Figure 14: SSAM plot for Ruapehu with volcanic tremor.

Are there any other means of displaying seismic data?

Yes, volcanologists frequently use two other display techniques. These are called RSAM and SSAM.

Figure 15: RSAM and SSAM plots showing affect of wind.

What is RSAM and what does it show?

RSAM stands for Real-time Seismic-Amplitude Measurement. It represents the overall signal size over periods of 10 minutes. In situations when the number of earthquakes is so high that individual earthquakes can't be seen, or the level of volcanic tremor is such that seismograms no longer show a change in signal level, then RSAM is an excellent way of showing changes with time (see Figures 11 & 12).

A problem with RSAM is that it measures the overall signal size regardless of what produces the signal. If the signal is caused by volcanic tremor then RSAM is very useful. But when the wind blows strongly the RSAM value will still go up and scientists don't learn anything about the volcano, only the weather!

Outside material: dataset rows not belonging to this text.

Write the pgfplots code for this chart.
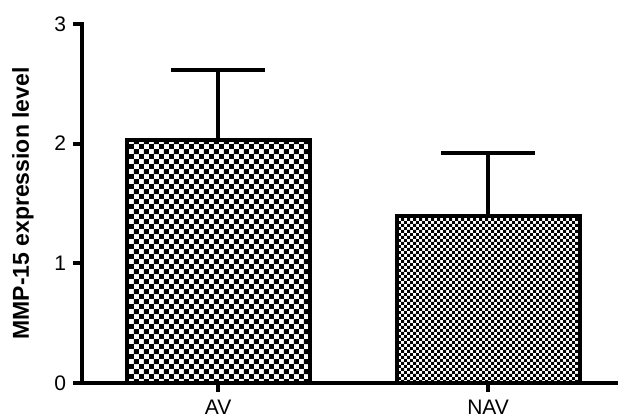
\documentclass[border=0pt]{standalone}
\usepackage{pgfplots}
\pgfplotsset{compat=1.18}
\usepackage{fontspec}
\setmainfont{Liberation Sans}
\usetikzlibrary{patterns}
\newlength\px
\setlength\px{0.5pt}
\pgfdeclarepatternformonly{checkA}{\pgfqpoint{0pt}{0pt}}{\pgfqpoint{5pt}{5pt}}{\pgfqpoint{5pt}{5pt}}{%
  \pgfpathrectangle{\pgfpointorigin}{\pgfqpoint{2.5pt}{2.5pt}}%
  \pgfpathrectangle{\pgfqpoint{2.5pt}{2.5pt}}{\pgfqpoint{2.5pt}{2.5pt}}%
  \pgfusepath{fill}}
\pgfdeclarepatternformonly{checkB}{\pgfqpoint{0pt}{0pt}}{\pgfqpoint{3pt}{3pt}}{\pgfqpoint{3pt}{3pt}}{%
  \pgfpathrectangle{\pgfpointorigin}{\pgfqpoint{1.5pt}{1.5pt}}%
  \pgfpathrectangle{\pgfqpoint{1.5pt}{1.5pt}}{\pgfqpoint{1.5pt}{1.5pt}}%
  \pgfusepath{fill}}
\begin{document}
\begin{tikzpicture}
\useasboundingbox (0,0) rectangle (618\px,419\px);
\begin{axis}[
  at={(82\px,36\px)}, anchor=south west,
  scale only axis,
  width=536\px, height=359\px,
  xmin=-0.504, xmax=1.481,
  ymin=0, ymax=3,
  axis x line=bottom, axis y line=left,
  axis line style={-, line width=2pt, line cap=rect},
  xtick={0,1}, xticklabels={AV,NAV},
  ytick={0,1,2,3},
  tick align=outside,
  major tick length=9\px,
  tick style={line width=2pt, black},
  tick label style={font=\fontsize{10.5pt}{12pt}\selectfont},
  xticklabel style={yshift=-0.5pt},
  /pgf/number format/assume math mode=true,
  ylabel={MMP-15 expression level},
  ylabel style={font=\bfseries\fontsize{11.5pt}{13pt}\selectfont, at={(axis description cs:-0.110,0.5)}, anchor=center},
  ybar, bar width=183\px, bar shift=0pt,
  clip=false,
]
\addplot[draw=black, line width=2pt, pattern=checkA, pattern color=black,
  error bars/.cd, y dir=plus, y explicit,
  error bar style={line width=2pt, black},
  error mark options={rotate=90, line width=2pt, mark size=23.5pt, black}]
  coordinates {(0,2.03) +- (0,0.585)};
\addplot[draw=black, line width=2pt, pattern=checkB, pattern color=black,
  error bars/.cd, y dir=plus, y explicit,
  error bar style={line width=2pt, black},
  error mark options={rotate=90, line width=2pt, mark size=23.5pt, black}]
  coordinates {(1,1.395) +- (0,0.53)};
\end{axis}
\end{tikzpicture}
\end{document}
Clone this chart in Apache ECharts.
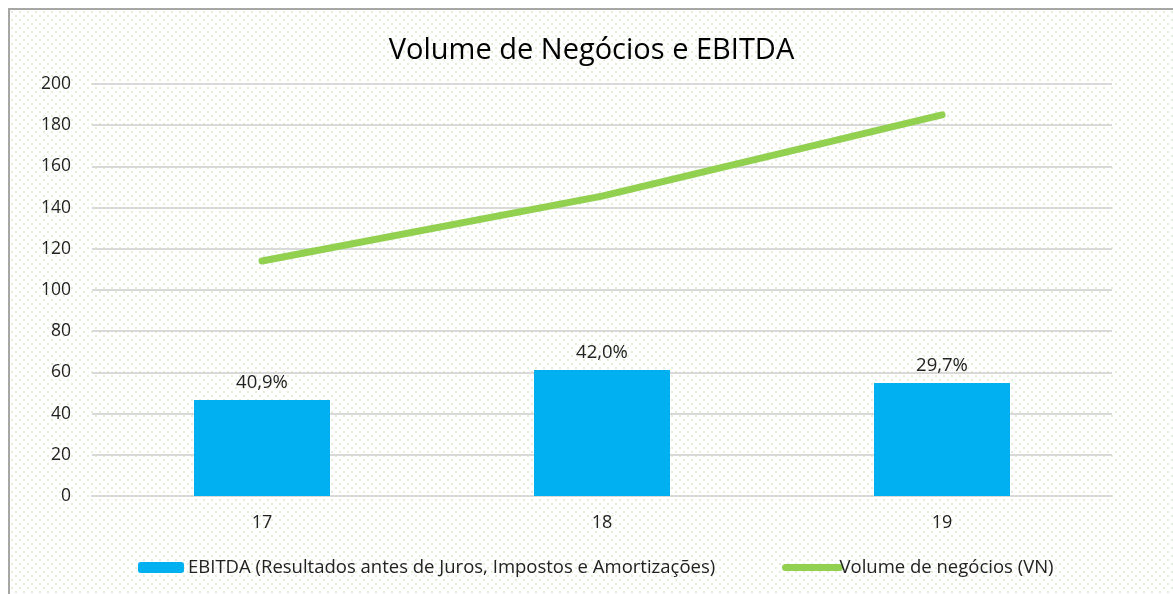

Figure 16: RSAM and SSAM plots showing volcanic tremor.

An example of RSAM from Ngauruhoe in October and November 2007 is shown in Figure 11. The large peak on October 16 is caused by a magnitude 6.7 earthquake in Fiordland. The other smaller and wider peaks are all due to ground shaking caused by strong wind.

In Figure 12, peaks in RSAM caused by volcanic tremor at Ruapehu in July 2006 are shown. On its own there is nothing about the RSAM peak that tells you if it is caused by volcanic tremor or say wind or some other non-volcanic source.

What is SSAM and what does it show?

SSAM stands for Seismic Spectral-Amplitude Measurement. It shows the relative signal size in different frequency bands (see Figures 13 & 14). Different seismic signals have energy at different frequencies. To use a musical analogy, different seismic signals produce different notes or tones; SSAM shows the strength of each tone in the overall sound. The stronger the signal the 'warmer' the colour. Purple is the coolest colour, while red is the warmest.

Using SSAM it is possible to get an idea of whether a signal is produced by earthquakes, by wind or traffic noise, or by volcanic tremor. Earthquakes, wind and traffic noise all tend to have energy at a wide range of frequencies (a wide-band signal), while volcanic tremor tends to have energy in a more limited range of frequencies (a narrow-band signal).

Which is best, RSAM or SSAM?

Neither. The key is to look at RSAM and SSAM plots together. RSAM will give a measure of the signal size and SSAM more information on the likely source of the signal. See how the wind differs from the volcanic tremor in Figures 15 & 16. Sometimes the wind is more prominent than the volcanic tremor, hence some of the difficulties volcanologists face understanding volcanic activity.